Monday, September 19, 2011

Relief from forfeiture under the Insurance Act

The Sovereign General Insurance Company v. Walker, 2011 ONCA 597 deals, in obiter, with relief from forfeiture under the Insurance Act:


III.      Did the motion judge err in granting relief from forfeiture?

[40]         My disposition of the second issue is sufficient to decide this appeal.  However, even if I am wrong in holding that Emshih could give notice under s. 3(a) of the policy conditions for liability coverage, I agree with the motion judge that the Walkers would, be entitled to relief from forfeiture under s. 129 of the Insurance Act. 

[41]         Section 129 provides:

Where there has been imperfect compliance with a statutory condition as to the proof of loss to be given by the insured or other matter or thing required to be done or omitted by the insured with respect to the loss and a consequent forfeiture or avoidance of the insurance in whole or in part and the court considers it inequitable that the insurance should be forfeited or avoided on that ground, the court may relieve against the forfeiture or avoidance on such terms as it considers just.

Relief from forfeiture under s. 129 applies both to statutory and policy conditions: see Falk Bros. Industries Ltd. v. Elance Steel Fabricating Co., [1989] 2 S.C.R. 778, at paras. 10-16.

[42]         The two issues under this ground of appeal are: first, whether this is a case of imperfect compliance, as the Walkers maintain, or total non-compliance, as Sovereign maintains; and second, if this is a case of imperfect compliance, whether forfeiture of the insurance proceeds would be inequitable.

[43]         The law has treated the failure to give timely notice of a claim as imperfect compliance, not non-compliance: see Falk Bros. Industries Ltd. v. Elance Steel Fabricating Co., supra, at para. 18.  However, Sovereign submits that this principle does not apply on these facts.  It says that because Emshih was not entitled to give notice under s. 3(a) of the policy conditions for liability coverage, then in substance no notice was given, rendering this a case of non-compliance, not imperfect compliance.

[44]         It seems to me that Sovereign's position is far too rigid.  As I said earlier, the question of compliance has to be looked at in the light of the purpose of a timely notice provision.  Notice gives the insurer an opportunity to investigate the merits of a claim, negotiate a settlement, and if necessary, defend the action.  Sovereign had that opportunity.  It chose not to exercise it. 

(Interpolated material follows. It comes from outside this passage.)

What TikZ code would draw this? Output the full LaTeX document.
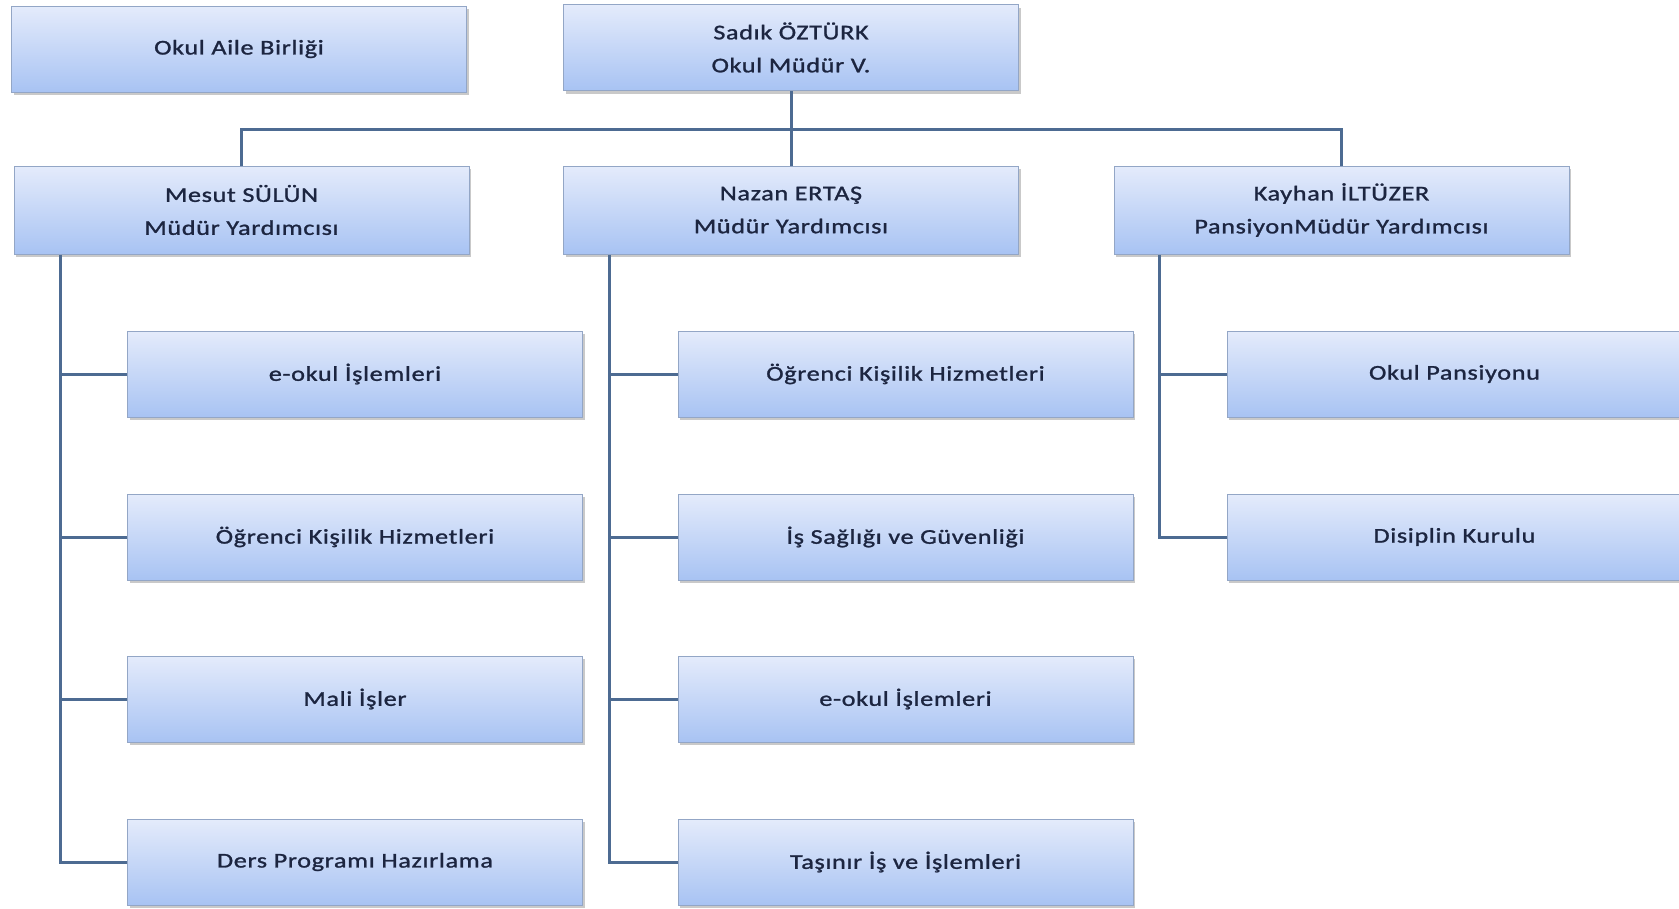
\documentclass[tikz,border=0pt]{standalone}
\usepackage{fontspec}
\setmainfont{Carlito}
\newfontfamily\boxfont[LetterSpace=3, FakeStretch=1.25, FakeBold=1.2]{Carlito}
\usetikzlibrary{shadows}
\definecolor{linec}{HTML}{4D6B92}
\definecolor{boxtop}{HTML}{E4EBFB}
\definecolor{boxbot}{HTML}{A8C3F3}
\definecolor{boxedge}{HTML}{93A6C6}
\definecolor{txt}{HTML}{1C2540}
\tikzset{
  orgbox/.style={draw=boxedge, line width=1pt, top color=boxtop, bottom color=boxbot,
    minimum width=455pt, minimum height=86pt, inner sep=0pt, align=center,
    font=\boxfont\fontsize{21}{33}\selectfont, text=txt,
    drop shadow={shadow xshift=2pt, shadow yshift=-3pt, opacity=0.35, fill=black!60}},
  conn/.style={draw=linec, line width=3pt}
}
\begin{document}
\begin{tikzpicture}[x=1pt,y=1pt]
\useasboundingbox (0,0) rectangle (1679,-908);
\fill[white] (0,0) rectangle (1679,-908);
% top level
\node[orgbox] (aile) at (239,-49) {Okul Aile Birliği};
\node[orgbox] (mudur) at (791,-47.5) {Sadık ÖZTÜRK\\Okul Müdür V.};
% level 2
\node[orgbox, minimum height=88pt] (mesut) at (241.5,-210) {Mesut SÜLÜN\\Müdür Yardımcısı};
\node[orgbox, minimum height=88pt] (nazan) at (791,-210) {Nazan ERTAŞ\\Müdür Yardımcısı};
\node[orgbox, minimum height=88pt] (kayhan) at (1341.5,-210) {Kayhan İLTÜZER\\PansiyonMüdür Yardımcısı};
% level 3 left
\node[orgbox] (l1) at (355,-374) {e-okul İşlemleri};
\node[orgbox] (l2) at (355,-537) {Öğrenci Kişilik Hizmetleri};
\node[orgbox] (l3) at (355,-699) {Mali İşler};
\node[orgbox] (l4) at (355,-862) {Ders Programı Hazırlama};
% level 3 middle
\node[orgbox] (m1) at (905.5,-374) {Öğrenci Kişilik Hizmetleri};
\node[orgbox] (m2) at (905.5,-537) {İş Sağlığı ve Güvenliği};
\node[orgbox] (m3) at (905.5,-699) {e-okul İşlemleri};
\node[orgbox] (m4) at (905.5,-862) {Taşınır İş ve İşlemleri};
% level 3 right
\node[orgbox] (r1) at (1454.5,-374) {Okul Pansiyonu};
\node[orgbox] (r2) at (1454.5,-537) {Disiplin Kurulu};
% connectors
\coordinate (bar) at (0,-129);
\coordinate (sL) at (60,0);
\coordinate (sM) at (609,0);
\coordinate (sR) at (1159,0);
\draw[conn] (mudur.south) -- (nazan.north);
\draw[conn] (mesut.north) |- (bar -| kayhan.north) -- (kayhan.north);
\draw[conn] (mesut.south -| sL) |- (l4.west);
\draw[conn] (sL |- l1.west) -- (l1.west);
\draw[conn] (sL |- l2.west) -- (l2.west);
\draw[conn] (sL |- l3.west) -- (l3.west);
\draw[conn] (nazan.south -| sM) |- (m4.west);
\draw[conn] (sM |- m1.west) -- (m1.west);
\draw[conn] (sM |- m2.west) -- (m2.west);
\draw[conn] (sM |- m3.west) -- (m3.west);
\draw[conn] (kayhan.south -| sR) |- (r2.west);
\draw[conn] (sR |- r1.west) -- (r1.west);
\end{tikzpicture}
\end{document}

[45]         In other words, this is not a case where the insured had no actual notice of the claim or loss - Sovereign did have actual notice and made a conscious decision not to participate in the litigation.  Even if the notice should have come from Sun Shelters, the notice from Emshih makes this a case of imperfect compliance, not non-compliance. 

[46]         As this is a case of imperfect compliance, the only remaining question under s. 129 is whether forfeiture of the insurance proceeds would be inequitable.  The motion judge held that it would be, and made two key findings of fact in support of that holding:

1.                  There was no bad faith by Sun Shelters, the Walkers or Emshih; and

2.                  Although Emshih gave Sovereign notice of the Walkers' claim over five years after the accident occurred, Sovereign suffered no prejudice from the late delivery of the notice.  In the motion judge's words: "Whether the insurer received notice six months or six years after the accident it is difficult to imagine that it would have acted any differently."

[47]         Sovereign does not challenge these findings of fact, and I have no basis to interfere with them.  On these findings, forfeiture would be inequitable.